§ Your instructions: Copy from the first line below down to and including the line with "const yTicks = [0, 300];". Skip the pictures.

=== Given material ===

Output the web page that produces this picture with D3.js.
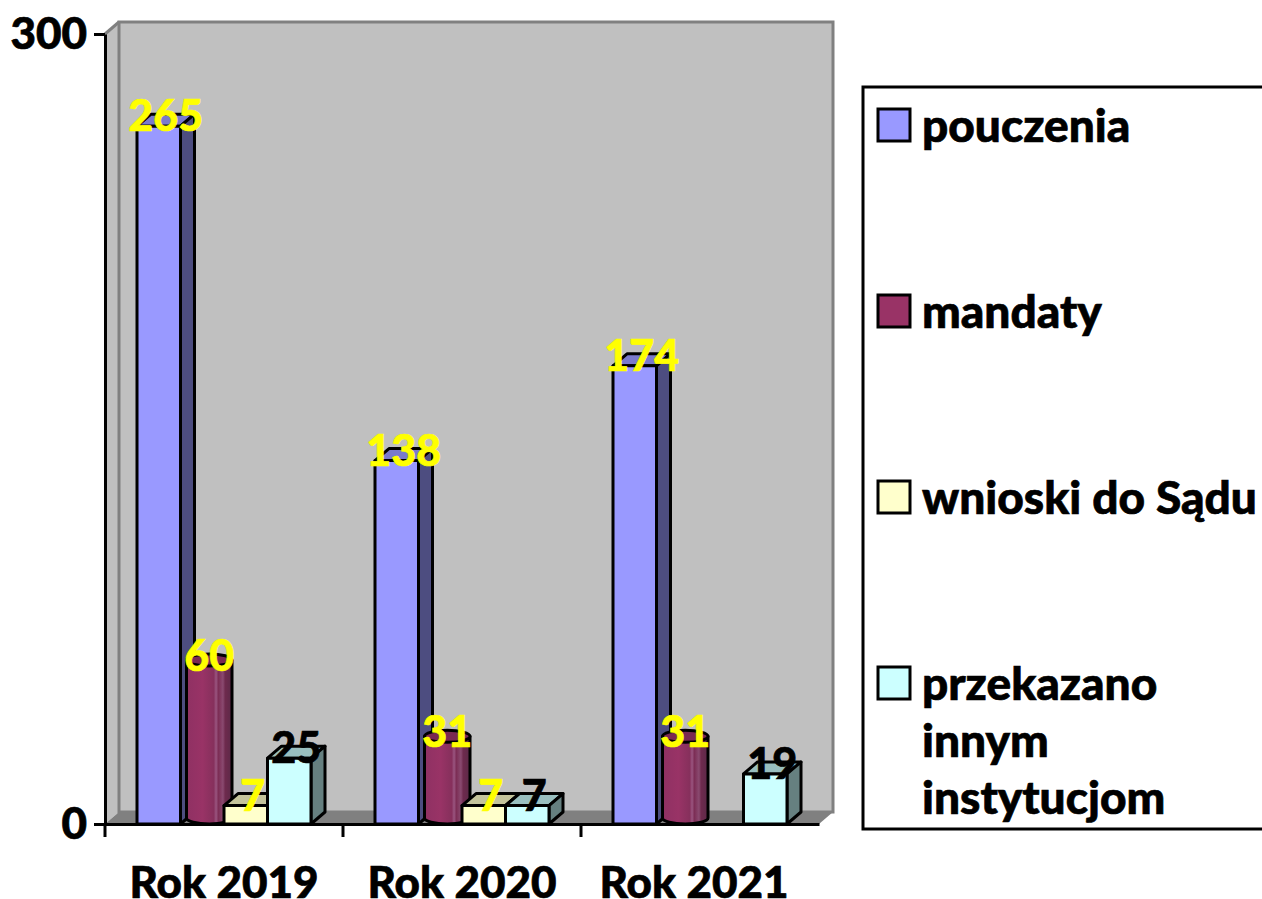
<!DOCTYPE html>
<html>
<head>
<meta charset="utf-8">
<script src="https://cdn.jsdelivr.net/npm/d3@7"></script>
<style>
    body { margin: 0; background: #fff; overflow: hidden; }
    text { font-family: Lato, Carlito, sans-serif; font-weight: 900; stroke-width: 0.7px; }
</style>
</head>
<body>
<svg id="chart" width="1262" height="899"></svg>
<script>
// values
const years = ['Rok 2019', 'Rok 2020', 'Rok 2021'];
const seriesNames = ['pouczenia', 'mandaty', 'wnioski do Sądu', 'przekazano innym instytucjom'];
const pouczenia = [265, 138, 174];
const mandaty = [60, 31, 31];
const wnioski = [7, 7, 0];
const przekazano = [25, 7, 19];
const seriesValues = [pouczenia, mandaty, wnioski, przekazano];
const yTicks = [0, 300];

const colors = [
    { front: '#9999ff', side: '#4d4d80', top: '#7a7acc', label: '#ffff00' },
    { front: '#993366', side: '#993366', top: '#7a2952', label: '#ffff00' },
    { front: '#ffffcc', side: '#808066', top: '#c4c49c', label: '#ffff00' },
    { front: '#ccffff', side: '#668080', top: '#99bfbf', label: '#000000' }
];
const legendLines = [['pouczenia'], ['mandaty'], ['wnioski do Sądu'], ['przekazano', 'innym', 'instytucjom']];

const svg = d3.select('#chart');

// 3D offset of the plot box
const depthX = 14;
const depthY = 12;

const x0 = d3.scaleBand().domain(years).range([105, 819]);
const x1 = d3.scaleBand().domain(d3.range(4)).range([32, x0.bandwidth() - 32]);
const y = d3.scaleLinear().domain([0, 300]).range([824, 34]);

const poly = pts => pts.map(p => p.join(',')).join(' ');

// gradient of the cylinder
const grad = svg.append('defs').append('linearGradient').attr('id', 'cyl');
[[0, '#8f3163'], [0.35, '#993366'], [0.6, '#86305c'], [0.65, '#9a5580'], [0.7, '#7c2d55'],
 [0.8, '#8a4a70'], [0.85, '#6e2a4d'], [1, '#5c2a48']].forEach(s => {
    grad.append('stop').attr('offset', s[0]).attr('stop-color', s[1]);
});

function renderWalls() {
    const g = svg.append('g');
    const top = y(300);
    const bottom = y(0);
    // left wall
    g.append('polygon')
        .attr('points', poly([[105, top], [105 + depthX, top - depthY], [105 + depthX, bottom - depthY], [105, bottom]]))
        .attr('fill', '#c0c0c0');
    // back wall
    g.append('rect')
        .attr('x', 105 + depthX).attr('y', top - depthY)
        .attr('width', 714).attr('height', bottom - top)
        .attr('fill', '#c0c0c0')
        .attr('stroke', '#808080').attr('stroke-width', 3);
    g.append('line')
        .attr('x1', 105).attr('y1', top)
        .attr('x2', 105 + depthX).attr('y2', top - depthY)
        .attr('stroke', '#808080').attr('stroke-width', 3);
    // floor
    g.append('polygon')
        .attr('points', poly([[105, bottom], [105 + depthX, bottom - depthY], [819 + depthX, bottom - depthY], [819, bottom]]))
        .attr('fill', '#808080');
}

function renderBox(g, x, w, yTop, c) {
    const base = y(0);
    g.append('polygon')
        .attr('points', poly([[x, yTop], [x + depthX, yTop - depthY], [x + w + depthX, yTop - depthY], [x + w, yTop]]))
        .attr('fill', c.top);
    g.append('polygon')
        .attr('points', poly([[x + w, yTop], [x + w + depthX, yTop - depthY], [x + w + depthX, base - depthY], [x + w, base]]))
        .attr('fill', c.side);
    g.append('rect')
        .attr('x', x).attr('y', yTop).attr('width', w).attr('height', base - yTop)
        .attr('fill', c.front);
}

function renderCylinder(g, x, w, yTop) {
    const base = y(0);
    const cx = x + (w + depthX) / 2;
    const rx = (w + 2) / 2;
    const ry = depthY / 2;
    g.append('path')
        .attr('d', `M${cx - rx},${yTop - ry} L${cx - rx},${base - ry} A${rx},${ry} 0 0 0 ${cx + rx},${base - ry} L${cx + rx},${yTop - ry} Z`)
        .attr('fill', 'url(#cyl)');
    g.append('ellipse')
        .attr('cx', cx).attr('cy', yTop - ry).attr('rx', rx).attr('ry', ry)
        .attr('fill', '#7a2952');
}

function renderBars() {
    const labels = [];
    const g = svg.append('g')
        .attr('stroke', '#000').attr('stroke-width', 3).attr('stroke-linejoin', 'round');
    years.forEach((year, i) => {
        seriesValues.forEach((values, s) => {
            const v = values[i];
            if (v === 0) return;
            const x = x0(year) + x1(s);
            const w = x1.bandwidth();
            if (s === 1) {
                renderCylinder(g, x, w, y(v));
            } else {
                renderBox(g, x, w, y(v), colors[s]);
            }
            labels.push({ v: v, x: x + (w + depthX) / 2, y: y(v) + 5, color: colors[s].label });
        });
    });
    // labels go over all the bars
    svg.append('g').selectAll('text')
        .data(labels)
        .join('text')
        .attr('x', d => d.x)
        .attr('y', d => d.y)
        .attr('text-anchor', 'middle')
        .attr('font-size', 43)
        .attr('fill', d => d.color)
        .attr('stroke', d => d.color)
        .text(d => d.v);
}

function renderAxes() {
    const yAxis = d3.axisLeft(y).tickValues(yTicks).tickSize(11).tickPadding(7).tickSizeOuter(0);
    const gy = svg.append('g').attr('transform', 'translate(105,0)').call(yAxis);
    gy.selectAll('text').attr('font-size', 44).attr('fill', '#000').attr('stroke', '#000').attr('dy', '0.34em');
    gy.selectAll('line').attr('stroke', '#000').attr('stroke-width', 3);
    gy.select('.domain').attr('stroke', '#000').attr('stroke-width', 3);

    const xAxis = d3.axisBottom(x0).tickSize(0).tickPadding(43);
    const gx = svg.append('g').attr('transform', 'translate(0,824)').call(xAxis);
    gx.selectAll('text').attr('font-size', 44).attr('fill', '#000').attr('stroke', '#000')
        .attr('dx', (d, i) => (i === 2 ? -6 : 0));
    gx.select('.domain').attr('stroke', '#000').attr('stroke-width', 3);

    // ticks sit between the categories
    const bounds = years.map(d => x0(d));
    svg.append('g').selectAll('line')
        .data(bounds)
        .join('line')
        .attr('x1', d => d).attr('x2', d => d)
        .attr('y1', 824).attr('y2', 837)
        .attr('stroke', '#000').attr('stroke-width', 3);
}

function renderLegend() {
    const g = svg.append('g');
    g.append('rect')
        .attr('x', 863).attr('y', 87).attr('width', 420).attr('height', 742)
        .attr('fill', '#fff').attr('stroke', '#000').attr('stroke-width', 3);
    const legendY = d3.scalePoint().domain(seriesNames).range([125, 683]);
    seriesNames.forEach((name, i) => {
        g.append('rect')
            .attr('x', 878).attr('y', legendY(name) - 16)
            .attr('width', 32).attr('height', 32)
            .attr('fill', colors[i].front)
            .attr('stroke', '#000').attr('stroke-width', 3);
        const t = g.append('text').attr('font-size', 46).attr('fill', '#000').attr('stroke', '#000');
        legendLines[i].forEach((line, k) => {
            t.append('tspan')
                .attr('x', 922)
                .attr('y', legendY(name) + 17 + k * 57)
                .text(line);
        });
    });
}

renderWalls();
renderBars();
renderAxes();
renderLegend();
</script>
</body>
</html>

===

§ Response for this exercise:
Output the web page that produces this picture with D3.js.
<!DOCTYPE html>
<html>
<head>
<meta charset="utf-8">
<script src="https://cdn.jsdelivr.net/npm/d3@7"></script>
<style>
    body { margin: 0; background: #fff; overflow: hidden; }
    text { font-family: Lato, Carlito, sans-serif; font-weight: 900; stroke-width: 0.7px; }
</style>
</head>
<body>
<svg id="chart" width="1262" height="899"></svg>
<script>
// values
const years = ['Rok 2019', 'Rok 2020', 'Rok 2021'];
const seriesNames = ['pouczenia', 'mandaty', 'wnioski do Sądu', 'przekazano innym instytucjom'];
const pouczenia = [265, 138, 174];
const mandaty = [60, 31, 31];
const wnioski = [7, 7, 0];
const przekazano = [25, 7, 19];
const seriesValues = [pouczenia, mandaty, wnioski, przekazano];
const yTicks = [0, 300];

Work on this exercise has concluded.